Egypt protects IDF memorial in Sinai from vandals

Youth ‘revolutionaries’ stage small rally at El-Arish site to mark Sinai Liberation Day.

Israeli memorial in the Sinai 370 (photo credit: Channel 2)
Israeli memorial in the Sinai 370
(photo credit: Channel 2)
Egyptian security forces prevented would-be vandals from defacing an IDF memorial in Sinai on Wednesday, the day Egyptians mark Sinai Liberation Day to commemorate 30 years since the final Israeli pullout from the peninsula.
The Egyptian newspaper Al-Youm Al-Sabaa reported that a group of local self-styled “revolutionaries” planned to paint the Egyptian tricolor on one side of the memorial stone and a map of pre-1948 Palestine on the other. They also reportedly planned to paint over the names etched into the rock of fallen Israeli servicemen.
Egyptian security forces surrounded the memorial with barbed wire and deployed armored vehicles around its perimeter in anticipation of attempts at vandalism.
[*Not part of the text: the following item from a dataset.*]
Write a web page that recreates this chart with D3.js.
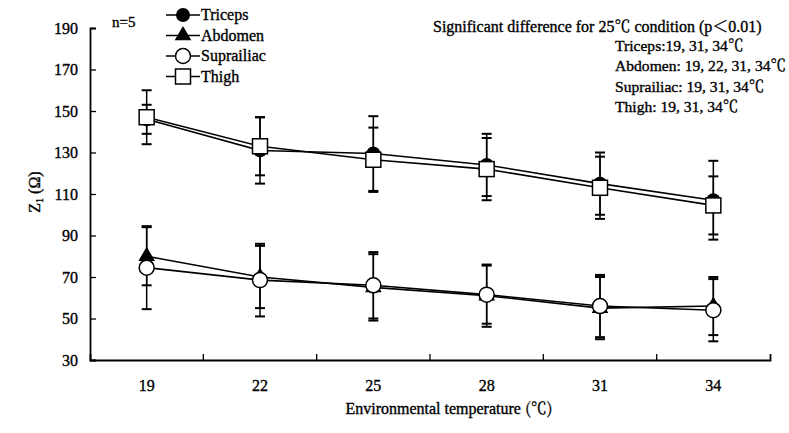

The troops ultimately allowed in a small number of youth activists to rally at the site. A spokesman for the tribes of northern Sinai said they slapped their shoes against the stone “as an expression of our rejection of the monument’s existence.”
“The people of Sinai do not want any memory of the Zionist entity in their land,” he told the pan-Arab daily Al-Hayat.
The red granite memorial lies in northern Sinai, near the town of El-Arish on the shores of the Mediterranean. It commemorates a helicopter accident in 1971 – four years after Sinai came under Israeli control – in which 10 IDF soldiers were killed.
The 1979 peace treaty with Egypt stipulates that Cairo will protect the memorial, commonly known in Egypt as “Dayan’s Rock,” for then defense minister Moshe Dayan.
As part of celebrations for Sinai Liberation Day, Egypt’s army announced Wednesday it would invest 400 million Egyptian pounds (NIS 248m.) in developing the northern Sinai. Al-Ahram newspaper reported the plan includes developing the port of El- Arish, repairing public utilities and building homes for Beduin.
The Sinai has grown increasingly lawless since president Hosni Mubarak’s overthrow 14 months ago, with crime, smuggling and terrorism on the rise and central government control at a minimum.
Field Marshal Mohamed Hussein Tantawi, head of Egypt’s ruling Supreme Council of the Armed Forces, chose to mark Wednesday’s holiday by welcoming visiting dignitaries from Sinai rather than traveling to the area himself. Tantawi laid a wreath in Nasr City, a Cairo suburb, at Egypt’s tomb of the unknown soldier.
In remarks to Egyptian media, Tantawi called for the integration of Sinai into the broader Egyptian body politic, and said the peninsula should not be spoken of “as if it were not part of Egypt.”
Tantawi said Sinai holds a special place in his heart because its people gave him shelter after he came under attack during the Suez War.
“We went to Gaza in 1956 with a number of junior officers and we came under an Israeli attack. We called for rescue, but the Palestinians refused,” he said. “We were saved by the Sinai Beduin, who protected us until we could return to Cairo.”